Built to Last

Pondering the dark side of architectural landmarks.

When I began the Tucson Architectural Landmarks program in 1997, I was in the midst of co-authoring, with Annie Nequette, a long-overdue publication, A Guide to Tucson Architecture (due for publication March 2002 from the University of Arizona Press). Like the book, the Landmarks program is intended to raise awareness of Tucson's rich architectural heritage and to look at our "built" environment with a more informed eye.

Sponsored by the Arizona Architectural Archives at the University of Arizona's College of Architecture, Planning and Landscape Architecture, Tucson Architectural Landmarks is held each year in conjunction with Architecture Week to encourage the public to participate by voting alongside architectural professionals for a "hall of fame" of Tucson buildings. This year's Architecture Week, September 29-October 7, is full of activities outlined in the events section of this issue of the Weekly.

Since its inception, the Tucson Architectural Landmarks program has designated over a dozen buildings representing both historic and contemporary periods. These landmarks define what we see as significant architecture based on two key criteria: exceptional design quality, and association with certain values represented by a period of time, culture or people. Some Tucson architectural landmarks, such as Mission San Xavier, have both going for it; but that's no surprise as it is also a designated landmark on UNESCO's World Heritage List. However, most buildings, including this year's two newly designated landmarks, have their significance attached to this more intangible quality of association.

The new contemporary landmark is the Tucson Creative Dance Center/Mettler Studios, located at the corner of Fort Lowell Road and Cherry Avenue. Though the 1963 building was designed by John Howe, its design has Frank Lloyd Wright written all over it. Howe, an apprentice to Wright, employed many of Wright's signature design qualities, including low profile; flowing building forms that seem to grow organically out of the ground; low-pitched, copper-clad roof panels that oxide to a distinctive green patina; and even the signage mimics the master's typographic style.

Unlike our sister city to the north, Tucson was never graced with a building by Frank Lloyd Wright, though many people attribute this building to him. Though the significance assigned to this building is as much about its association with Wright as its independent design quality, the spaces and overall design do deserve merit.

In contrast, the newly designated historic landmark, the 1931 San Pedro Chapel, is a humble building whose design emulates the vernacular tradition of small community chapels through the Southwest. More significant than the building's simple architectural quality is the role this chapel originally played as the spiritual center of the historic village of El Fuerte, and currently plays as a community center for the revitalized Fort Lowell historic district. For the residents of this area, the San Pedro Chapel embodies the traditional sense of place reminiscent of rural agrarian communities that Tucson has lost through the encroaching urban sprawl.

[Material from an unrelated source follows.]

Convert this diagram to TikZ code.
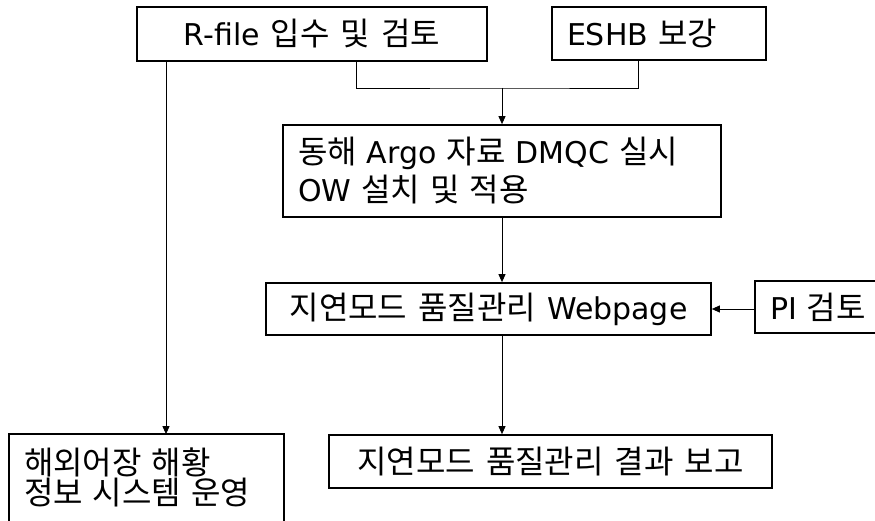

THERE IS, HOWEVER, A DARK side to the use of architecture to represent such intangible values in our culture. The September 11 terrorist attacks on the World Trade Center and the Pentagon were intentional attacks on the values we associate with these buildings: economic and military superiority. Unfortunately, these are not the only landmarks that have been targeted by terrorists.

In March, the 1,500-year old Buddha statues of Bamiyan Afghanistan, representing that region's pre-Islamic cultural heritage and also on the World Heritage List, were destroyed by the Taliban regime. As justification for the destruction of the 175-foot-tall statues, the Taliban declared that these monuments had been the "gods of the infidels." Closer to home, the Mortuary Chapel at San Xavier was victim to vandalism just last year, breaking and defacing statuary and causing damage to the tangible and intangible qualities of that place.

Association is a fundamental criterion in the designation and preservation of our cultural heritage. Designation of local, national and international landmarks is intended to protect the tangible monuments that represent the more intangible cultural values that continue to provide a sense of identity to people linked to them. In a tragic irony, the very designation of these monuments for their associated cultural values has made them targets of 21st-century terrorism. As aptly phrased in a recent Getty Center publication, the mechanism that was meant to act as a shield has now made them a target.

The terrorist attacks of September 11 took thousands of lives and will take countless more before the attacks on our values as a nation will cease. What these attacks have reinforced for me is an even stronger dedication to preserving our cultural heritage, the tangible buildings and other products of our common past, as enduring remnants of the intangible values of the people, communities and cultures that created them.